I recently traveled to Alaska. What a beautiful state! I gazed at glaciers, spied two caribou nibbling in a meadow, and marveled at the spectacular scenery. It was something like 110 degrees when I exited the Phoenix heat in search of fun and chilly adventure, and Alaska exceeded my expectations.
Even at the hotel in Anchorage I could look out the window at thick groves of trees and dense foliage. With the exception of golf courses, I don’t see a lot of water and greenery outside my desert home.
Another thing that took me by surprise was how our 49th state is considered a world-renown angler’s paradise. Fishing is a very big deal in Alaska – particularly salmon fishing. It is one of the few places (perhaps the only one) where every type of salmon lives. I am not interested in fishing, but I developed a different hobby while on holiday. One of my favorite activities was watching the salmon make their way upstream to spawn. The mighty fish swim against the current, jump up waterfalls and make their way to the place of their birth. It’s a bummer they die after they succeed in their quest.

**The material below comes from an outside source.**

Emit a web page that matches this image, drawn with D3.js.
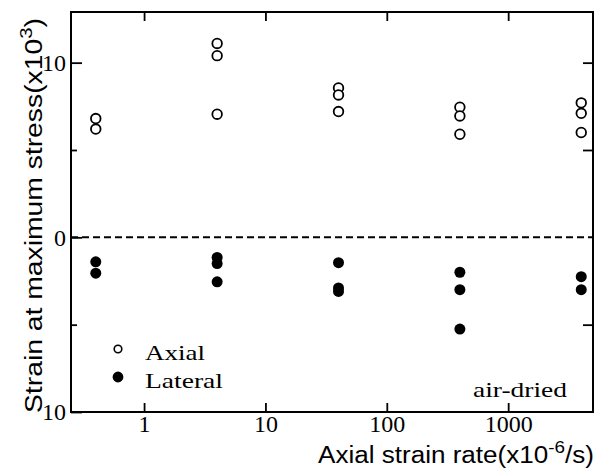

As I watched the salmon making their way to their final destination I found myself cheering for their success. Yes, it’s true they were fighting their way to their inevitable death, but you really had to hand it to the scaled critters for their tenacity and verve. I squealed with delight each time each time one successfully made their “leap of faith.”
This behavior is not unusual to anyone who knows me. I have always been known to cheer for the underdog. It probably explains my affection for the Chicago Cubs. If they ever win a pennant or World Series I might have to entertain the thought of switching my allegiance to another losing team, but something tells me I will die a Cubs fan. If nothing else, I am a loyal fan and friend.
As I have mentioned in other blogs, I have been very fortunate to have many good friends. Several have been my comrades since my awkward days in junior high. This trio of ladies has helped see me through some good and dark days. I’ve also had my fair of acquaintances. Ironically, something I noticed is that some of the people I thought were my pals deserted me when things got tough, such as during and after my divorce. The opposite was also true. When things turned around and I became more successful, there were a few who must have felt threatened when my so-called station in life did not match their own. This made me sad, but it helped me in my understanding of human behavior. This eventually led me to co-writing a book with my friend, Jacqueline Howard.
After our book, Erase Negativity and Embrace the Magic Within was published I was a guest on several television and radio shows. One of the topics that came up was the importance of good friends. I describe it in more detail in Chapter 3 – Anything for Acceptance. It chronicles the life of Maria who was sexually abused as a child and because of her lack of self esteem, made poor choices. She hung out with kids who introduced her to drugs and she became hooked on meth. After her boyfriend nearly killed her, she was able to leave town and live with her aunt and uncle in another part of the state. The good news is she became involved with a better group of friends who helped her overcome her addiction.
Maria found it odd when she was surrounded by people who sincerely cared about her happiness. But we shouldn’t be. We should take care to allow people into our lives who can make an impact on our behavior. This is especially true from the time we are 13-25. People will do research before purchasing a new television or smart phone, but will accept people into their circle of friends without much thought. Here are a few tips on choosing good friends from my book.
· Erase negativity by stating your desires in a positive way. Instead of saying, “I don’t want to be sick” say “I enjoy vibrant health.” Don’t just say “I want friends.” Say, “I want good friends who care about me and want the best for my life.”
· Illegal drugs, as well as drugs that are not prescribed to you by your physician pollute your mind, body and soul. Don’t take a chance. Stay away from drugs. Find healthier ways to make friends and enjoy your life.
Embrace the Magic Within
· Pay attention to your intuition when making new friends. An uncomfortable feeling in the gut is usually a warning. A warm feeling in the heart is generally a good sign.
Another question to ask yourself is whether that person is encouraging good or bad behavior. The buddy who suggests “one more hit” or another drink, is not someone interested in your well being. The same is true of individuals who put down your successes.
Personally, I am a cheerleader of sorts. This is a harder concept for some than others. The way I look at it is happy people who are accomplishing their dreams are less likely to think, say and do bad things. More happy people will improve society as a whole. It creates a ripple effect toward a happier planet.
I know this bit of advice may seem foreign to some. If so, fake a more altruistic outlook until you can genuinely own it. Challenge yourself to enjoy the successes of others. In time you will feel better yourself, and once you focus on happiness rather than anger or envy, you might just get hooked on the feeling.